Task:
Write out exactly, please, every line from the beginning of the entries to the line holding "fig = plt.figure(figsize=(W", and no pictures.

Stored data:
◇ ◇ ◇ ◇
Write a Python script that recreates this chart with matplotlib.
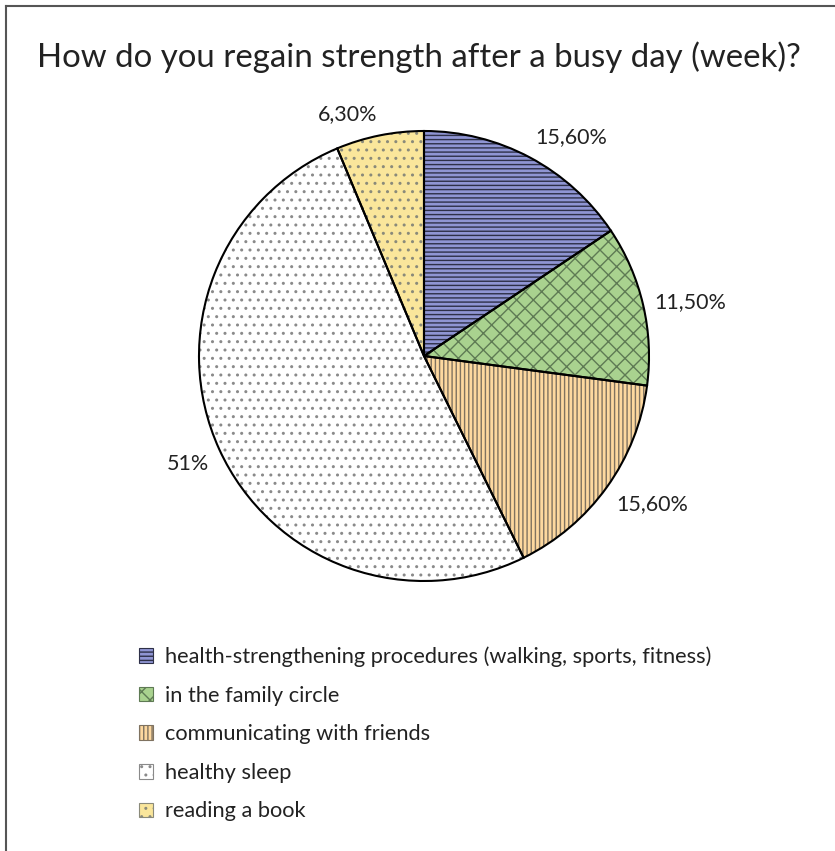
import matplotlib
matplotlib.use("Agg")
import numpy as np
import matplotlib.pyplot as plt
from matplotlib.patches import Patch
from matplotlib.lines import Line2D

plt.rcParams['font.family'] = ['Lato', 'DejaVu Sans']
plt.rcParams['hatch.linewidth'] = 1.0

title = "How do you regain strength after a busy day (week)?"
categories = ["health-strengthening procedures (walking, sports, fitness)",
              "in the family circle",
              "communicating with friends",
              "healthy sleep",
              "reading a book"]
values = [15.6, 11.5, 15.6, 51.0, 6.3]
value_labels = ["15,60%", "11,50%", "15,60%", "51%", "6,30%"]

fills = ["#8f95d3", "#a9d28f", "#fdd89f", "#ffffff", "#fae69b"]
hatch_colors = ["#2e3048", "#5e7a54", "#7f7260", "#8a8a8a", "#8a8a7a"]
hatches = ["----", "xx", "||||", "..", ".."]

W, H = 835, 851
fig = plt.figure(figsize=(W / 100, H / 100), dpi=100)

# frame lines (left and top)
fig.add_artist(Line2D([6 / W, 6 / W], [0, 1 - 6 / H], transform=fig.transFigure, color="#555555", lw=1.5))
fig.add_artist(Line2D([6 / W, 1], [1 - 6 / H, 1 - 6 / H], transform=fig.transFigure, color="#555555", lw=1.5))

fig.text(419 / W, 1 - 57 / H, title, ha="center", va="center", fontsize=23.8, color="#222222")

cx, cy, r = 424, 356, 225
ax = fig.add_axes([(cx - r) / W, (H - cy - r) / H, 2 * r / W, 2 * r / H])

wedges, _ = ax.pie(values, startangle=90, counterclock=False,
                   radius=1, colors=fills, wedgeprops=dict(linewidth=0))
for w, hc, h in zip(wedges, hatch_colors, hatches):
    w.set_hatch(h)
    w.set_edgecolor(hc)
    w.set_linewidth(0)
# black outlines
ax.pie(values, startangle=90, counterclock=False, radius=1,
       wedgeprops=dict(fill=False, edgecolor="black", linewidth=1.5))

# Excel-style "outside end" labels
for w, lab in zip(wedges, value_labels):
    ang = np.deg2rad((w.theta1 + w.theta2) / 2)
    c, s = np.cos(ang), np.sin(ang)
    ha = "left" if c > 0.1 else ("right" if c < -0.1 else "center")
    va = "bottom" if s > 0.5 else ("top" if s < -0.3 else "center")
    ax.text(1.05 * c, 1.05 * s, lab, ha=ha, va=va, fontsize=15.5, color="#222222")

ax.set_xlim(-1, 1)
ax.set_ylim(-1, 1)
ax.set_aspect("equal")
ax.axis("off")

handles = [Patch(facecolor=f, edgecolor=hc, hatch=h, linewidth=0.8) for f, hc, h in zip(fills, hatch_colors, hatches)]
leg = fig.legend(handles, categories, loc="upper left", bbox_to_anchor=(130 / W, 1 - 638 / H),
                 frameon=False, fontsize=15.7, handlelength=0.65, handleheight=0.65,
                 handletextpad=0.55, labelspacing=0.85, borderaxespad=0)
for t in leg.get_texts():
    t.set_color("#222222")

fig.savefig("out.png", dpi=100, facecolor="white")
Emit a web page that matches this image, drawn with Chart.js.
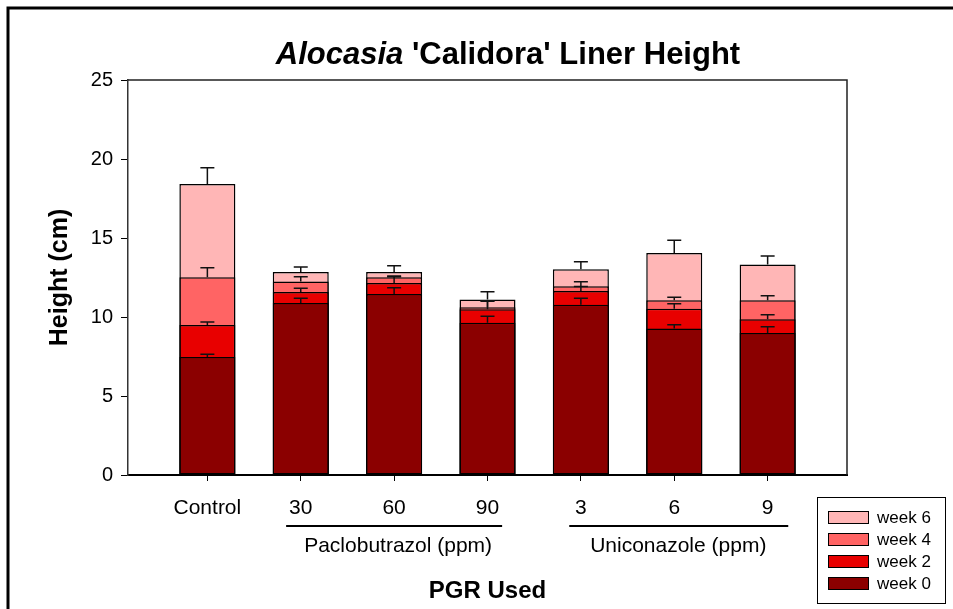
<!DOCTYPE html>
<html>
<head>
<meta charset="utf-8">
<script src="https://cdn.jsdelivr.net/npm/chart.js@4.4.0/dist/chart.umd.min.js"></script>
<style>
  body { margin: 0; background: #fff; }
  #wrap { width: 953px; height: 609px; }
</style>
</head>
<body>
<div id="wrap"><canvas id="chart" width="953" height="609"></canvas></div>
<script>
// treatments along the x axis
const categories = ['Control', '30', '60', '90', '3', '6', '9'];
// mean height (cm) at each week
const week0 = [7.47, 10.89, 11.46, 9.64, 10.78, 9.28, 8.99];
const week2 = [9.49, 11.58, 12.15, 10.49, 11.65, 10.53, 9.85];
const week4 = [12.51, 12.24, 12.51, 10.62, 11.94, 11.06, 11.06];
const week6 = [18.42, 12.85, 12.85, 11.10, 13.02, 14.05, 13.33];
// error bar sizes
const err0 = [0.18, 0.29, 0.39, 0.40, 0.40, 0.23, 0.40];
const err2 = [0.19, 0.24, 0.40, 0.50, 0.28, 0.31, 0.30];
const err4 = [0.61, 0.31, 0.08, 0.41, 0.29, 0.19, 0.29];
const err6 = [1.03, 0.31, 0.40, 0.50, 0.48, 0.80, 0.53];
const yTicks = [0, 5, 10, 15, 20, 25];
// chemical groups under the dose labels (category index ranges)
const groupLabels = ['Paclobutrazol (ppm)', 'Uniconazole (ppm)'];
const groupSpans = [[1, 3], [4, 6]];

const FONT = "'Liberation Sans', Arial, Helvetica, sans-serif";
const seriesNames = ['week 0', 'week 2', 'week 4', 'week 6'];
const seriesColors = ['#8b0000', '#e80000', '#ff6464', '#ffb6b6'];
const seriesErrs = [err0, err2, err4, err6];

function pts(arr) {
  return arr.map((v, i) => ({ x: i + 1, y: v }));
}

const datasets = [week0, week2, week4, week6].map((arr, k) => ({
  label: seriesNames[k],
  data: pts(arr),
  backgroundColor: seriesColors[k],
  borderColor: '#000',
  borderWidth: 1.5,
  borderSkipped: false,
  barPercentage: 0.6,
  categoryPercentage: 1
}));

const extras = {
  id: 'extras',
  afterDatasetsDraw(chart) {
    const ctx = chart.ctx;
    const ys = chart.scales.y;
    ctx.save();
    ctx.strokeStyle = '#111';
    ctx.lineWidth = 1.5;
    chart.data.datasets.forEach((ds, k) => {
      const meta = chart.getDatasetMeta(k);
      meta.data.forEach((bar, i) => {
        const v = ds.data[i].y;
        const top = ys.getPixelForValue(v + seriesErrs[k][i]);
        ctx.beginPath();
        ctx.moveTo(bar.x, bar.y);
        ctx.lineTo(bar.x, top);
        ctx.moveTo(bar.x - 7, top);
        ctx.lineTo(bar.x + 7, top);
        ctx.stroke();
      });
    });
    ctx.restore();
  },
  afterDraw(chart) {
    const ctx = chart.ctx;
    const a = chart.chartArea;
    const xs = chart.scales.x;
    ctx.save();

    // plot frame top/right
    ctx.strokeStyle = '#222';
    ctx.lineWidth = 1.5;
    ctx.beginPath();
    ctx.moveTo(a.left, a.top);
    ctx.lineTo(a.right, a.top);
    ctx.lineTo(a.right, a.bottom);
    ctx.stroke();

    // outer frame
    ctx.strokeStyle = '#000';
    ctx.lineWidth = 3;
    ctx.beginPath();
    ctx.moveTo(8, 620);
    ctx.lineTo(8, 8);
    ctx.lineTo(960, 8);
    ctx.stroke();

    // title with italic genus
    ctx.fillStyle = '#000';
    ctx.textBaseline = 'alphabetic';
    const f1 = 'italic bold 31px ' + FONT;
    const f2 = 'bold 31px ' + FONT;
    ctx.font = f1;
    const w1 = ctx.measureText('Alocasia').width;
    ctx.font = f2;
    const rest = " 'Calidora' Liner Height";
    const w2 = ctx.measureText(rest).width;
    let tx = 508 - (w1 + w2) / 2;
    ctx.textAlign = 'left';
    ctx.font = f1;
    ctx.fillText('Alocasia', tx, 64);
    ctx.font = f2;
    ctx.fillText(rest, tx + w1, 64);

    // group labels with rules
    ctx.textAlign = 'center';
    ctx.textBaseline = 'middle';
    ctx.font = '21px ' + FONT;
    ctx.lineWidth = 2;
    groupLabels.forEach((lab, g) => {
      const x0 = xs.getPixelForValue(groupSpans[g][0] + 1);
      const x1 = xs.getPixelForValue(groupSpans[g][1] + 1);
      const cx = (x0 + x1) / 2;
      ctx.beginPath();
      ctx.moveTo(cx - 108 + g * 3, 526);
      ctx.lineTo(cx + 108 + g * 6, 526);
      ctx.stroke();
      ctx.fillText(lab, cx + 4, 546);
    });

    // axis titles
    ctx.font = 'bold 24px ' + FONT;
    ctx.fillText('PGR Used', (a.left + a.right) / 2, 591);
    ctx.save();
    ctx.font = 'bold 25px ' + FONT;
    ctx.translate(60, (a.top + a.bottom) / 2);
    ctx.rotate(-Math.PI / 2);
    ctx.fillText('Height (cm)', 0, 0);
    ctx.restore();

    // legend
    ctx.lineWidth = 1;
    ctx.strokeStyle = '#000';
    ctx.strokeRect(817.5, 497.5, 128, 106);
    ctx.font = '17px ' + FONT;
    ctx.textAlign = 'left';
    for (let r = 0; r < 4; r++) {
      const k = 3 - r;
      const cy = 517 + r * 22;
      ctx.fillStyle = seriesColors[k];
      ctx.fillRect(828, cy - 6, 40, 12);
      ctx.strokeRect(828.5, cy - 5.5, 40, 12);
      ctx.fillStyle = '#000';
      ctx.fillText(seriesNames[k], 877, cy + 1);
    }
    ctx.restore();
  }
};

new Chart(document.getElementById('chart'), {
  type: 'bar',
  data: { datasets: datasets },
  options: {
    responsive: false,
    animation: false,
    layout: { padding: { top: 80, right: 106, left: 0, bottom: 0 } },
    plugins: { legend: { display: false }, tooltip: { enabled: false }, title: { display: false } },
    scales: {
      x: {
        type: 'linear',
        stacked: true,
        offset: false,
        min: 0.15,
        max: 7.85,
        afterFit(s) { s.height = 134; },
        afterBuildTicks(s) { s.ticks = categories.map((c, i) => ({ value: i + 1 })); },
        border: { display: true, color: '#000', width: 2 },
        grid: { display: true, offset: false, drawOnChartArea: false, drawTicks: true, tickLength: 6, tickColor: '#000', tickWidth: 1 },
        ticks: {
          autoSkip: false,
          maxRotation: 0,
          padding: 15,
          color: '#000',
          font: { family: FONT, size: 21 },
          callback: (v) => categories[Math.round(v) - 1]
        }
      },
      y: {
        stacked: false,
        min: 0,
        max: 25,
        afterFit(s) { s.width = 128; },
        afterBuildTicks(s) { s.ticks = yTicks.map(v => ({ value: v })); },
        border: { display: true, color: '#333', width: 1.5 },
        grid: { display: true, drawOnChartArea: false, drawTicks: true, tickLength: 7, tickColor: '#000', tickWidth: 1 },
        ticks: {
          padding: 8,
          color: '#000',
          font: { family: FONT, size: 20 }
        }
      }
    }
  },
  plugins: [extras]
});
</script>
</body>
</html>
◇ ◇ ◇ ◇
Exercise output:
Write a Python script that recreates this chart with matplotlib.
import matplotlib
matplotlib.use("Agg")
import numpy as np
import matplotlib.pyplot as plt
from matplotlib.patches import Patch
from matplotlib.lines import Line2D

plt.rcParams['font.family'] = ['Lato', 'DejaVu Sans']
plt.rcParams['hatch.linewidth'] = 1.0

title = "How do you regain strength after a busy day (week)?"
categories = ["health-strengthening procedures (walking, sports, fitness)",
              "in the family circle",
              "communicating with friends",
              "healthy sleep",
              "reading a book"]
values = [15.6, 11.5, 15.6, 51.0, 6.3]
value_labels = ["15,60%", "11,50%", "15,60%", "51%", "6,30%"]

fills = ["#8f95d3", "#a9d28f", "#fdd89f", "#ffffff", "#fae69b"]
hatch_colors = ["#2e3048", "#5e7a54", "#7f7260", "#8a8a8a", "#8a8a7a"]
hatches = ["----", "xx", "||||", "..", ".."]

W, H = 835, 851
fig = plt.figure(figsize=(W / 100, H / 100), dpi=100)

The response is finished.